Vlookup should not be a difficult formula to use. By understanding the function you can easily increase your productivity with Excel. We aimed to show you how to use a Vlookup. Things you need to look out for and how to troubleshoot when something goes wrong.
The Vlookup function has a set structure per the Formula below and can be easily understood if translate it to the following Sentences.
“Hey Excel I need you to lookup A SINGLE VALUE for me”
Nothing strange here you are basically telling excel to use some sort of Function.
“Use THE LOOKUP VALUE in this CELL“
Important to know this is a Single value thus a Single Cell
“Find THE LOOKUP VALUE in the UTMOST LEFT COLUMN of the following TABLE“
The table you select must contain both the data you are looking for and the data you want to return with the big requirement the data you are looking for must be on the left side of the table.
“Return the VALUE in the SAME ROW but COLUMN NUMBER X“
The table you selected will start counting each column from the number One, where One is the search Column. Two upwards will be the data you want to return. You are not limited to the number of columns you select as long as your col_index_num does not exceed the number of columns selected in the table_array.

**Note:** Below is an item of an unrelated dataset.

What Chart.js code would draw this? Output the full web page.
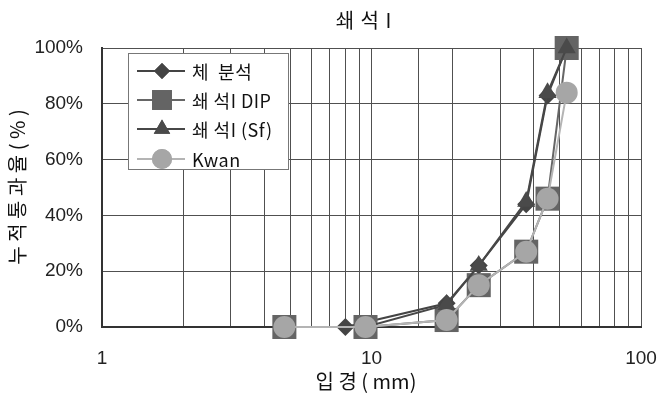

“The VALUE can APPROXIMATELY be the Same”
“The VALUE has to be the EXACT Same”
Sometimes the data won’t match but you need to get them as close as possible then you will choose to approximately match the data.
Other times you must have the exact match.
=Hey Excel I need you to lookup A SINGLE VALUE for me (
Use THE LOOKUP VALUE in this CELL,
Find THE LOOKUP VALUE in the UTMOST LEFT COLUMN of the following TABLE,
Return the VALUE in the SAME ROW but COLUMN NUMBER X,
The VALUE has to be the EXACT Same )
The Scenario would be you have a list of stock on Excel and a client wants to know the Quantity in stock. As they have bought from you before they sent you the SKU’s for each item they want to make sure they get the correct Stock. Normally this type of List can be thousands of lines long but for the explanation, we will use a list of 18 Item:
Notice that Table does not start from Cell A1. This is to illustrate when choosing the table in the Vlookup it does not require to start at the left of the sheet, but rather of the left of the table of array.
The Client wants the following three items Quantity. Book-2, Pencil-1, and Ruler-5. Your formula when entering it Manually will look like this:
When looking at the full view you will see excel tries and shows you exactly what data you enter by color coding each section of the formula cell with the same color:
Notice that the Column count 4 is the fourth column on your Table selected.
The problem with the Vlookup formulas is I manually typed each one in thus it took me more time than what it should have. Especially if there are many more than three SKU’s to search for. The thing with Excel is it tries and helps you do your work faster and more efficiently. What happens is you can enter the Formula once and Drag it down to auto adjust the columns below trying to predict which information you are going to fill in.
Table_Array Common Mistake
The problem is it will auto adjust all your values. Let’s see an example with a few more SKU’s where Excel assisted with auto-completing your Formulas.
As you can see excel adjusted the location of the Vlookup array as well as the Vlookup Value. Thus it got to a point where the Lookup Value was not part of the Array any more and could not find data to return.
To get around this there is two solutions that works very well depending on the situation. The First is the simplest and it is selecting the complete Columns instead of only a Selection.
As you can see this will go through every cell in the B column that has a value. The problem I personally have with this way is every cell that had a value previously will also be worked through as there is a difference between a Empty cell (A cell that had Data Previously) and a NULL Value Cell (A Cell that never had Data).
The way to fix this is to Select all ROWS that is Empty and actually right clicking and Deleting those rows. As a test try this with your existing Excel Sheets and look at the size difference of the file before and after.
The Second way of getting around the auto adjust of Excel is by telling excel not to change certain values. This gets done by adding a $ (Dollar Sign) in front of the values is should not change before dragging the formula down.
As per above the Formula shows the table_array and a $ (Dollar sign) in front of every value that can change. This now told Excel don’t change the Values when auto adjusting.
The absolute values comes in very handy with other types of functions as well.
Lastly, Vlookup only looks up one Value at a Time and ends when it finds that Value. If you have multiple Lookup Values that are the same it will only return the first one that it matches with anything after that will be ignored.